■ **What the exercise asks**
Each line of the listing that contains the word "this" is to be copied.

■ **Record list**
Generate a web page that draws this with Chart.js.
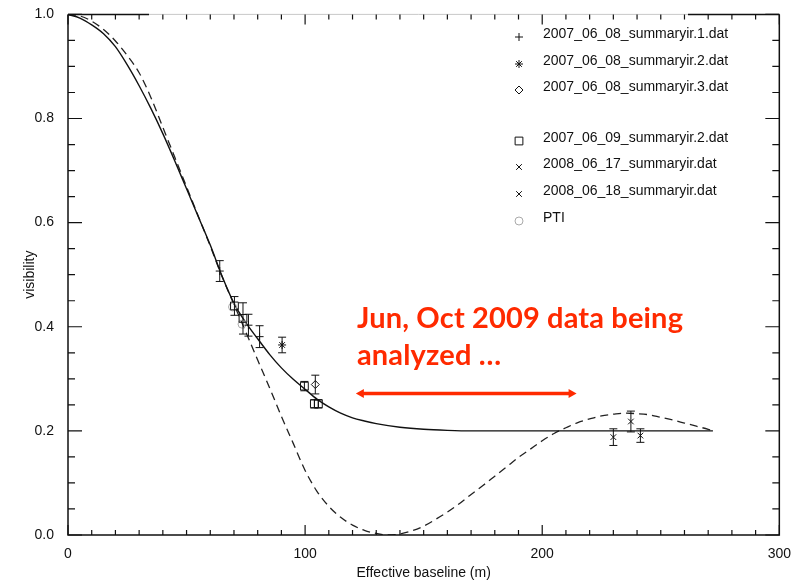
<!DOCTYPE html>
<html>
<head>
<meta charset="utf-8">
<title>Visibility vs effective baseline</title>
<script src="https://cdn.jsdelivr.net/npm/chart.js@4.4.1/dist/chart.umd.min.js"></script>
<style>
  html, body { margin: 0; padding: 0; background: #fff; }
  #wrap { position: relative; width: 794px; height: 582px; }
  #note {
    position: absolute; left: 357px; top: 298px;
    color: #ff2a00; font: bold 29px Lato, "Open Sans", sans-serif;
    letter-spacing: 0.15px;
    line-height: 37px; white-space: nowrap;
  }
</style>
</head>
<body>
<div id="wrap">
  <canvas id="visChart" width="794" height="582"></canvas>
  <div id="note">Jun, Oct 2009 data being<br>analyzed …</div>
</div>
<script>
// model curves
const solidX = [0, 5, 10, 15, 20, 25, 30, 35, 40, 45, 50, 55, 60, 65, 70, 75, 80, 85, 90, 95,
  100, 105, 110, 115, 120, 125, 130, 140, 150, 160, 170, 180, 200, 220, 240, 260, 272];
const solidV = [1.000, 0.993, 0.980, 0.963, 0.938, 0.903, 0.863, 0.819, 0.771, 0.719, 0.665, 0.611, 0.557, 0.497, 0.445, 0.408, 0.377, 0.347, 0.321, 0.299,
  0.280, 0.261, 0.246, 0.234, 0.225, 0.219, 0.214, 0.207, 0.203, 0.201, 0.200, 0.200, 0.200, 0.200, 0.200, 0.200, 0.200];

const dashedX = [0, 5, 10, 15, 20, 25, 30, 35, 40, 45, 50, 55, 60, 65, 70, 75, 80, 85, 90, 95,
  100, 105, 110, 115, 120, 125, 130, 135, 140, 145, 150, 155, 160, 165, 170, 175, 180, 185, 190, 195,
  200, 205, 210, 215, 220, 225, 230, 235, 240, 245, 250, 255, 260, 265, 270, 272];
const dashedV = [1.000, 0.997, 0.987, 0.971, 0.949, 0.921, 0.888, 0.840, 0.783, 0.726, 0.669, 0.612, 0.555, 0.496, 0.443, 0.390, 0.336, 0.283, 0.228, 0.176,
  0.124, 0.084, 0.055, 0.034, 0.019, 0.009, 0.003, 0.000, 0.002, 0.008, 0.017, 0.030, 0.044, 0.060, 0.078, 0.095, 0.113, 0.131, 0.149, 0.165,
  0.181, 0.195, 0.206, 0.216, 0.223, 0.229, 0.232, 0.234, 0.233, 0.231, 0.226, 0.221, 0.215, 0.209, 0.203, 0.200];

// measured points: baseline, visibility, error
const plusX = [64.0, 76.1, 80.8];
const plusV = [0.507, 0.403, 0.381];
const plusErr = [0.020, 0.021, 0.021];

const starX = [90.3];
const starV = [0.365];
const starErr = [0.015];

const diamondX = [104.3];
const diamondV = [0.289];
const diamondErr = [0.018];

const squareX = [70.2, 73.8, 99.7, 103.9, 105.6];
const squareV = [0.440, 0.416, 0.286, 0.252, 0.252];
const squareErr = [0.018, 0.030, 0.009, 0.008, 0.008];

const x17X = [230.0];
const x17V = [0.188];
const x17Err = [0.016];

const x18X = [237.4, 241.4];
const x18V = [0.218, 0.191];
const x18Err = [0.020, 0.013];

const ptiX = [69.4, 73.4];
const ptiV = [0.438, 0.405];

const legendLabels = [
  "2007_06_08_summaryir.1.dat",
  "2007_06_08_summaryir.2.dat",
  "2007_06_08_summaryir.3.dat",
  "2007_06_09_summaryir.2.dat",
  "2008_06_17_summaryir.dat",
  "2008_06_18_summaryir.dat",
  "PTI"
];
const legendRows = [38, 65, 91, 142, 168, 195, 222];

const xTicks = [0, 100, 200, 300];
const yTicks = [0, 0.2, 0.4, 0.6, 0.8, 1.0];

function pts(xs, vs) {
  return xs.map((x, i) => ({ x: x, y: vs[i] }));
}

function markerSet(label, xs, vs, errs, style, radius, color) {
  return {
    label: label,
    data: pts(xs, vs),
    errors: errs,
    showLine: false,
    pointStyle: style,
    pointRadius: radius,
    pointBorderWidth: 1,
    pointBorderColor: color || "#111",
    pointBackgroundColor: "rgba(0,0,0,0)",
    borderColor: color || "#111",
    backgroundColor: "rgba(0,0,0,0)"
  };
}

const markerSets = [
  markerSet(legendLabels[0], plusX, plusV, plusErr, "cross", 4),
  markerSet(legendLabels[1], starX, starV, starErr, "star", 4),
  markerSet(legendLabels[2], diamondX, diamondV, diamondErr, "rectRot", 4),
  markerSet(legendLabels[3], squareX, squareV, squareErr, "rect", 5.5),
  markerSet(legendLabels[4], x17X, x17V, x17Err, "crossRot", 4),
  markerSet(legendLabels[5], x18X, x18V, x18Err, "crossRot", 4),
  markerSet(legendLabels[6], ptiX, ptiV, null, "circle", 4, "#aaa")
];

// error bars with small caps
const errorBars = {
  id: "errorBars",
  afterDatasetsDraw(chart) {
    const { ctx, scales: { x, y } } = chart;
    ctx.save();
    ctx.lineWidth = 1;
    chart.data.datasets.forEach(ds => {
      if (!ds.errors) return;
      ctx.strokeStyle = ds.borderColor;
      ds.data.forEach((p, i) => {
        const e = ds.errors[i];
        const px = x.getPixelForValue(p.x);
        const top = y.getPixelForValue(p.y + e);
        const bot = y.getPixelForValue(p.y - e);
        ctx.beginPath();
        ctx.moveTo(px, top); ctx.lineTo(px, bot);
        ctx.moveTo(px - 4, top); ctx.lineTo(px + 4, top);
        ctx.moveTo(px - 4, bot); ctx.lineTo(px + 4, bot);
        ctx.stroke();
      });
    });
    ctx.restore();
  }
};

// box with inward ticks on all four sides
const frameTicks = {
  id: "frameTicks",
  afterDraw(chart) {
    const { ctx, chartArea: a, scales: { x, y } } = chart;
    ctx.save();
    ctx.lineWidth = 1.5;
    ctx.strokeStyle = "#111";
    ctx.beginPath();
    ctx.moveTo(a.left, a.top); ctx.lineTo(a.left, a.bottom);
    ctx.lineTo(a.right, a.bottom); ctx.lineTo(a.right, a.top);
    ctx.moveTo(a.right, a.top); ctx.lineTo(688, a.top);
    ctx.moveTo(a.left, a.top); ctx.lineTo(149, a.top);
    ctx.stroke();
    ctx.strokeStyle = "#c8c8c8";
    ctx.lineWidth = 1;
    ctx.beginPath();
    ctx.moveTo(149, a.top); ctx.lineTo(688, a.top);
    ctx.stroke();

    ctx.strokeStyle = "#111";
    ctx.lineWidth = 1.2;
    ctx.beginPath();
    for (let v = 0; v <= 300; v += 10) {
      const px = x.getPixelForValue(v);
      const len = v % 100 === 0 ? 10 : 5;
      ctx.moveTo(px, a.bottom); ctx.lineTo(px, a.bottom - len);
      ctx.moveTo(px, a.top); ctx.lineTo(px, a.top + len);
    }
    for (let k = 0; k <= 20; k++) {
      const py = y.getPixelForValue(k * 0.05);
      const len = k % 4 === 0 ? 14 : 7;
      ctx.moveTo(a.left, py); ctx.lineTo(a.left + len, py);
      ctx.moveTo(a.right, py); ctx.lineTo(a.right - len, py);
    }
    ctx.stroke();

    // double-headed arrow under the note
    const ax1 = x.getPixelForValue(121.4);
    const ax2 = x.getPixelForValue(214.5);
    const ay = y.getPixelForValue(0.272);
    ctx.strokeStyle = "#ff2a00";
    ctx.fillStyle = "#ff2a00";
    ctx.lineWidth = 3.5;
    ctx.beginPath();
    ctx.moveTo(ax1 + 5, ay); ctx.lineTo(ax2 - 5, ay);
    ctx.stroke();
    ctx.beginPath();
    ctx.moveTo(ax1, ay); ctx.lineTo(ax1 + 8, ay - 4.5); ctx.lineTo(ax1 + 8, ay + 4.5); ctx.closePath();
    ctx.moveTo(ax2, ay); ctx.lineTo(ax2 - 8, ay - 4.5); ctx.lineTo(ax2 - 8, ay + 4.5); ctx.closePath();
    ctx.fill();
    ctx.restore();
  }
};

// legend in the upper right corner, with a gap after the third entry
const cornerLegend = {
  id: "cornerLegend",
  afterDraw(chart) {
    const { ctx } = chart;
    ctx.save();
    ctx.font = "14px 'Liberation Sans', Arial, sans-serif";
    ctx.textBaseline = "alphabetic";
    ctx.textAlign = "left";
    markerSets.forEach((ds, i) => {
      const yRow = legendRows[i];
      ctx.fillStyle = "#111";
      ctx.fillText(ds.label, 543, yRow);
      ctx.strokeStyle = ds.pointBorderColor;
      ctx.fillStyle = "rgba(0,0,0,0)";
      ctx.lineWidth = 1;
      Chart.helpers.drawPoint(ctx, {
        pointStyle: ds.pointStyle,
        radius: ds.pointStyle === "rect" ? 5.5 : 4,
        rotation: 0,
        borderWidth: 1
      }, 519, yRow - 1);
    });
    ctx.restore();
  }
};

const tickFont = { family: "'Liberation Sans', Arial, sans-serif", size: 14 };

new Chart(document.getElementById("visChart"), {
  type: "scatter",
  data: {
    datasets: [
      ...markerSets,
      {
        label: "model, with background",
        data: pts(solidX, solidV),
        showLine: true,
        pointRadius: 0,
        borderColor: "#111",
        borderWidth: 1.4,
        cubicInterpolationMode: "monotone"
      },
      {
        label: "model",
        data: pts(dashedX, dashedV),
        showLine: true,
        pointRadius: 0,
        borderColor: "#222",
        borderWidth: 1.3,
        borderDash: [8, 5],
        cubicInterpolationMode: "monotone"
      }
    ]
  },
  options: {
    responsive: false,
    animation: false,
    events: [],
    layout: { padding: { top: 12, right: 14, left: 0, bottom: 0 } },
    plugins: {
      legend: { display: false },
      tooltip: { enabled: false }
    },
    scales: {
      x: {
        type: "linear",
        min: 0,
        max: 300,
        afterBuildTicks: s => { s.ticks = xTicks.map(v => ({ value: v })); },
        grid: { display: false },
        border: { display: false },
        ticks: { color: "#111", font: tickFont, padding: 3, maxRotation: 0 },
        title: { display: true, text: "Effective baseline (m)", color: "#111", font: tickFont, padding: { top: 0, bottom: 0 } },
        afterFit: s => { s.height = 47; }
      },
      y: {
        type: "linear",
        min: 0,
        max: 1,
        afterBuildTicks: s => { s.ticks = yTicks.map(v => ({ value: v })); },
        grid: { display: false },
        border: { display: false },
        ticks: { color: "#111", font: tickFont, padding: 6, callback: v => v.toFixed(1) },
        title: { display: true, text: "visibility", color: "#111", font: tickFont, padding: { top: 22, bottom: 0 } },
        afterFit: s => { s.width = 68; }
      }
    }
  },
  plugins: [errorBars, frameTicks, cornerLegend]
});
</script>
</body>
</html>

---

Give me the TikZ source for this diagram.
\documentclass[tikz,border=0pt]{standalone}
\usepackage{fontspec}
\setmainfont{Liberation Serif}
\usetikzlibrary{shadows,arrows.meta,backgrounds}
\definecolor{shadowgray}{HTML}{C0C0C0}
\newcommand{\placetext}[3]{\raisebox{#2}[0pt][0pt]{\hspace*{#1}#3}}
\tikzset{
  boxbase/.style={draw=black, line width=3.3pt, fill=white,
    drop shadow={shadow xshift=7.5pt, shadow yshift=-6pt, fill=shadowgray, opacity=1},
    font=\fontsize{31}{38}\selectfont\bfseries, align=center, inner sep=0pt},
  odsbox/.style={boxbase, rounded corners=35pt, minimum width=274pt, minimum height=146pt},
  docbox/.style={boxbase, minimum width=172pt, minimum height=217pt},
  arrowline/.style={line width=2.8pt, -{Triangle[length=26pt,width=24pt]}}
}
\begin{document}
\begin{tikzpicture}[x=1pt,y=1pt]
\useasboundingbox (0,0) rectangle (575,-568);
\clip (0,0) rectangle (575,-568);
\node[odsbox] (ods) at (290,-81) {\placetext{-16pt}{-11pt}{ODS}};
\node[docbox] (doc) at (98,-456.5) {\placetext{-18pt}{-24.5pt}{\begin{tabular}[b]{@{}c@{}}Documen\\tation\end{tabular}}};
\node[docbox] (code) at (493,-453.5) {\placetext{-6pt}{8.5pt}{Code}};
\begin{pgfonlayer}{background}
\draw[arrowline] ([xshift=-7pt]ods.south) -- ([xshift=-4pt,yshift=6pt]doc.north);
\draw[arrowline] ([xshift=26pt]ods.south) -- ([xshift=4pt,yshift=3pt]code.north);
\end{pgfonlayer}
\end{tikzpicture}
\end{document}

■ **Solution below**
Generate a web page that draws this with Chart.js.
Give me the TikZ source for this diagram.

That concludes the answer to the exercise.